User:Benmachine/Cont
I found a bug with the <hask> tag. I put it on its own page so it doesn't ruin my user page.
A practical Cont tutorial
It seems to me like Cont and ContT is way simpler than people make it. Essentially what it seems to be is a way to give a name to the "tail" of a do-block.
contstuff :: Magic a
contstuff = do
thing1
thing2
-- Here I want to manipulate the rest of the computation.
-- So I want a magic function that will give me the future to
-- play with.
magic $ \rest ->
-- 'rest' is the rest of the computation. Now I can just do it,
-- or do it twice, or discard it, or
-- do it and then use the result to do it again... it's easy to
-- imagine why this might be useful.
thing3 -- these might get done once, several times,
thing4 -- or not at all.
The question is, what type should magic have? Well, let's say the whole do-block results in a thing of type r (without thinking too hard about what this means). Then certainly the function we give magic should result in type r as well, since it can run that do-block. The function should also accept a single parameter, referring to the tail of the computation. That's the rest of the do-block, which has type r, right? Well, more or less, with one caveat: we might bind the result of magic:
x <- magic $ \rest -> -- ...
thingInvolving x
so the rest of the do-block has an x in it that we need to supply (as well as other variables, but magic already has access to those). So the rest of the do-block can be thought of as a bit like a -> r. Given access to the rest of that do-block, we need to produce something of type r. So our lambda has type (a -> r) -> r and hence magic :: (a -> r) -> r -> Magic a
Magic a = Cont r a
magic = Cont
Tada!
The thing with Cont is I could implement it way before I understood it, because the types have really only one implementation, but here's a way of using the intuition above to implement Functor without thinking about the types too much:
instance Functor (Cont r) where
fmap f (Cont g) = -- ...
Well, we've got to build a Cont value, and those always start the same way:
fmap f (Cont g) = Cont $ \rest -> -- ...
Now what? Well, remember what g is. It looks like \rest -> stuffWith (rest val), where val is the 'value' of the computation (what would be bound with <-). So we want to give it a rest, but we don't want it to be called with the 'value' of the computation - we want f to be applied to it first. Well, that's easy:
fmap f (Cont x) = Cont $ \rest -> x (\val -> rest (f val))
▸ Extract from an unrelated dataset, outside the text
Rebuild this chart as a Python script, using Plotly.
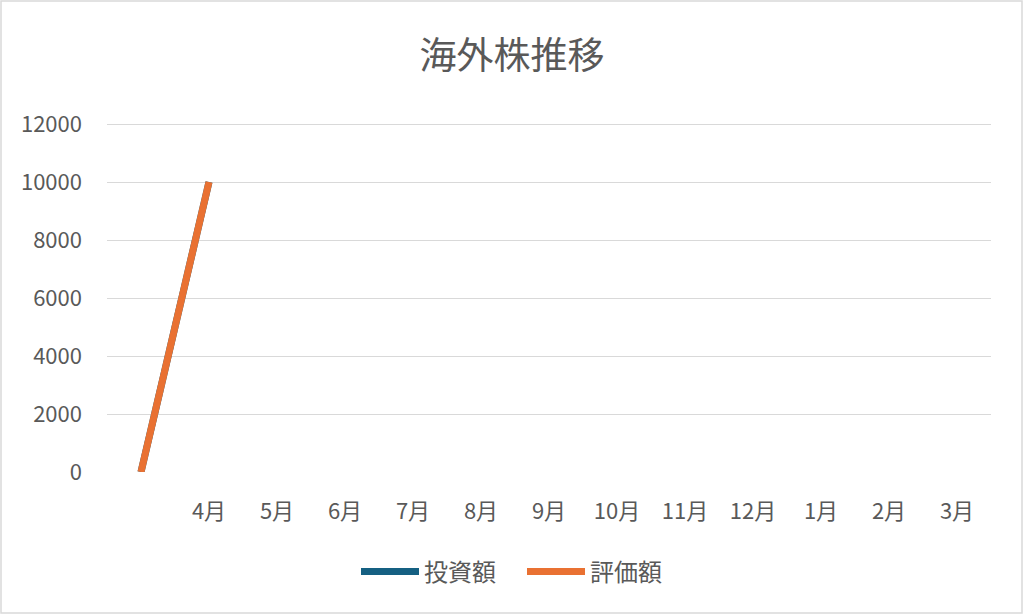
import plotly.graph_objects as go

# 月ラベル (先頭は空のカテゴリ)
months = ["", "4月", "5月", "6月", "7月", "8月", "9月", "10月", "11月", "12月", "1月", "2月", "3月"]
invested = [0, 10000, None, None, None, None, None, None, None, None, None, None, None]
valuation = [0, 10000, None, None, None, None, None, None, None, None, None, None, None]
y_ticks = [0, 2000, 4000, 6000, 8000, 10000, 12000]

font_family = "Noto Sans CJK JP, Noto Sans, sans-serif"
grey = "#595959"

fig = go.Figure()

fig.add_trace(go.Scatter(
    x=list(range(len(months))), y=invested, name="投資額",
    mode="lines", line=dict(color="#156082", width=7),
))
fig.add_trace(go.Scatter(
    x=list(range(len(months))), y=valuation, name="評価額",
    mode="lines", line=dict(color="#E97132", width=7),
))

# plot area in pixels: x 107..991, y 121..472 (a little headroom so the 12000 grid line shows)
W, H = 1024, 615
l, r, t, b = 107, 33, 121, 143
pw, ph = W - l - r, H - t - b
y_top = 12000 * ph / 348

fig.update_layout(
    width=W, height=H, autosize=False,
    margin=dict(l=l, r=r, t=t, b=b, autoexpand=False),
    paper_bgcolor="white", plot_bgcolor="white",
    font=dict(family=font_family, color=grey),
    title=dict(text="海外株推移", x=0.5, xanchor="center", y=1 - 56 / H, yanchor="middle",
               font=dict(size=37, color=grey, family=font_family)),
    showlegend=True,
    legend=dict(orientation="h", x=(522 - l) / pw, xanchor="center",
                y=-(572 - 472) / ph, yanchor="middle", itemwidth=58,
                entrywidth=93, entrywidthmode="pixels",
                font=dict(size=24, color=grey)),
    xaxis=dict(
        tickmode="array", tickvals=list(range(len(months))), ticktext=months,
        range=[-0.5, len(months) - 0.5], showgrid=False, zeroline=False,
        showline=False, ticks="", tickfont=dict(size=22, color=grey),
        ticklabelstandoff=24, automargin=False, fixedrange=True,
    ),
    yaxis=dict(
        range=[0, y_top], tickmode="array", tickvals=y_ticks,
        ticktext=[str(v) for v in y_ticks],
        showgrid=True, gridcolor="#D9D9D9", gridwidth=1.3, zeroline=False,
        showline=False, ticks="", tickfont=dict(size=22, color=grey),
        ticklabelstandoff=24, automargin=False, fixedrange=True,
    ),
    shapes=[dict(type="rect", xref="paper", yref="paper",
                 x0=(1 - l) / pw, x1=(1022 - l) / pw,
                 y0=(472 - 613) / ph, y1=(472 - 1) / ph,
                 line=dict(color="#D9D9D9", width=1.5), fillcolor="rgba(0,0,0,0)")],
)

fig.write_html("out.html", config={"displayModeBar": False},
               post_script="document.body.style.margin='0px';")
Load it in `ghci` and the types check. Amazing! Emboldened, let's try Applicative
instance Applicative (Cont r) where
pure x = Cont $ \rest -> -- ...
We don't want to do anything special here. The rest of the computation wants a value, let's just give it one:
pure x = Cont $ \rest -> rest x
What about <*>?
Cont f <*> Cont x = Cont $ \rest -> -- ...
This is a little trickier, but if we look at how we did fmap we can guess at how we get the function and the value out to apply one to the other:
Cont f <*> Cont x = Cont $ \rest -> f (\fn -> x (\val -> rest (fn val)))
Monad is a harder challenge, but the same basic tactic applies. Hint: remember to unwrap the newtype with runCont, case, or let when necessary.
So what's callCC?
"Call with current continuation". I don't really get the name. Basically, you use callCC like this:
ret <- callCC $ \exit -> do
-- A mini Cont block.
-- You can bind things to ret in one of two ways: either return
-- something at the end as usual, or call exit with something of
-- the appropriate type, and the rest of the block will be ignored.
when (n < 10) $ exit "small!"
when (n > 100) $ exit "big!"
return "somewhere in between!"
See if you can work out the type (not too hard: work out the type of exit first, then the do block) then the implementation. Try not to follow the types too much: they will tell you what to write, but not why. Think instead about the strategies we used above, and what each bit means. Hints: remember that exit throws stuff away, and remember to use runCont or similar, as before.
What about ContT?
The thing with ContT is that it's literally exactly the same trick. In fact I think the following definition works fine:
newtype ContT r m a = ContT (Cont (m r) a)
deriving (Functor, Applicative, Monad)
runContT :: ContT r m a -> (a -> m r) -> m r
runContT (ContT m) = runCont m
The only reason the newtype exists at all is to make the kind compatible with things like MonadTrans.
Some real examples
The examples in the mtl doc are unconvincing. They don't do anything genuinely daring. Some of them work in any monad! Here's a more complex example:
-- This tends to be useful. Don't ask about the name.
reset :: Cont a a -> a
reset c = runCont c id
faff :: Integer -> Maybe Integer
faff n = reset $ do
test <- Cont $ \try -> case try n of
Nothing -> try (2*n)
res -> fmap (subtract 10) res
return $ if test < 10 then Nothing else Just test
The return statement is run with test = n: if it succeeds then we subtract 10 from the result and return it. If it fails we try again, but with (2*n): note that if this succeeds, we don't subtract 10.
As an exercise, work out how to make the function return (a) Nothing, (b) Just 12, (c) Just 0.